Tue, 12th September 2006


Cooling Heart

I’ve just got back from the retreat with Sayalay Dipankara in Ipoh. The fantastic cave temple aside, this retreat differs from other retreats I’ve been to in the coolness I experienced in the heart. There’s a lot of mindfulness and moderation – in food and in sleeping.

Moderation

Normally, my weakness is food. When faced with a good variety of food, I have the tendency to take all of them, and to take more of what I like – the characteristics of greed. When this happened, there was a lot of inner struggle because of the conflict between my behavior and the Food Reflection done just before we were to partake our food. The Food Reflection goes like this:

“Reflecting wisely on this food,

I use it not to distract my mind,

not to gratify desire,

not to make my form impressive

or to make it beautiful.

But simply for the sustenance and continuance of this body

And to fulfill the practice of the holy life.

With this attitude in mind,

I will allay hunger without overeating

So that I may continue to live

blamelessly and at ease”

What I did was the complete opposite – I ate to gratify my desire, and for that very reason, it distracted my mind. Hence I experienced the aftereffect: I was not at ease. Excess of food in the body causes it to be heavy and drowsiness comes easy. What’s worse is the effect of such action to the mind: As I let greed ruled the mind, it often completely took over. The mind laden with greed is gross and not at ease. It behaves like a crazy person. The more one feeds the fire of greed, the more it burns. The more one gratifies one’s desires, the thirstier one is.

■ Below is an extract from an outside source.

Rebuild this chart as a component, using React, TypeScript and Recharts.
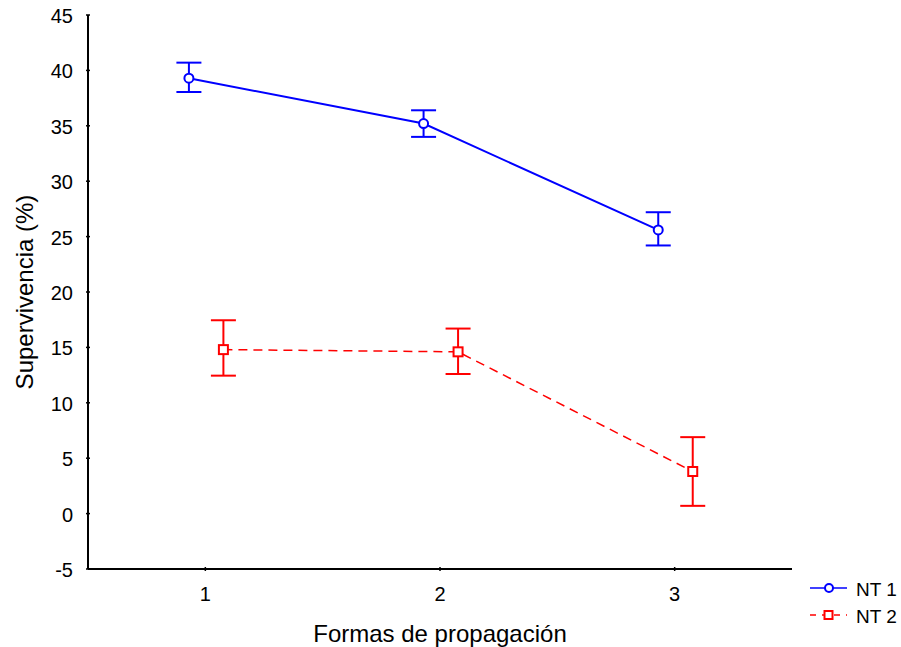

Now in this retreat I tried doing something different. I ate in moderation – in the amount and variety. I didn’t want to go after the food. My purpose of coming here was to train the heart and that requires a great amount of mindfulness. I didn’t want to do anything that hinders or goes against the way of the practice. I made the determination (aditthana) not to eat my fill, but to take around 80% of my bodily need. That should be enough to sustain me, as Ajaan Maha Boowa (a Thai Forest Tradition Monk, believed to be Arahant) sometimes even take much less and consumes only one meal a day, whereas I consumed two. As soon as I was about to fill full, I let go of the food, whatever that is, even if that was my favorite food. After I let go, I no longer thought about the food at all. I simply walked away to clean my dishes. Practicing in this way, the heart was very cooling as I didn’t give in to the greed. Hence, for the whole period of 10 days, I was able to feel completely at ease even when eating. It is only now that I act in accordance to the food reflection. And for that, I was rewarded with a sense of ease in the heart. It was not difficult at all. The sense of ease that comes from eating in moderation gives rise to a cooling heart, and that in turn encouraged me to continue on practicing in this way. And how much good that does to the practice! The practice goes along the line of non-greed, non-hatred, non-delusion. When we act in ways that give rise to greed, hatred and delusion, we are actually going against the stream of practice. As a result, the practice cannot go smoothly. This practice of moderation in food also aids in supporting mindfulness.

Mindfulness

In the retreat setting, it is not too difficult to be mindful most of the time as there are many supporting factors: The presence of a good teacher with constant reminder of the practice, the presence of fellow yogis who are striving together, the quiet environment, the good food and enough time to rest. As a rule there is a lag of mindfulness and this happened often. But the period of mindfulness is long enough for us to know how mindfulness feels like, and that, put in juxtaposition with the unmindfulness which is the more common mode of our normal living, allows us insight into the stark difference between mindfulness and unmindfulness. Being unmindful is like being a crazy person. One doesn’t really know what one is doing. One simply rushes about doing this and that, without clear comprehension and presence of mind in what one is really doing. For common run-of-the-mill people, period of unmindfulness is so much longer with possibly no moment of mindfulness that it feels normal to be crazy like that. It feels normal because it is the state of mind most of the time, with nothing to inform the mind what ‘sane’ is like.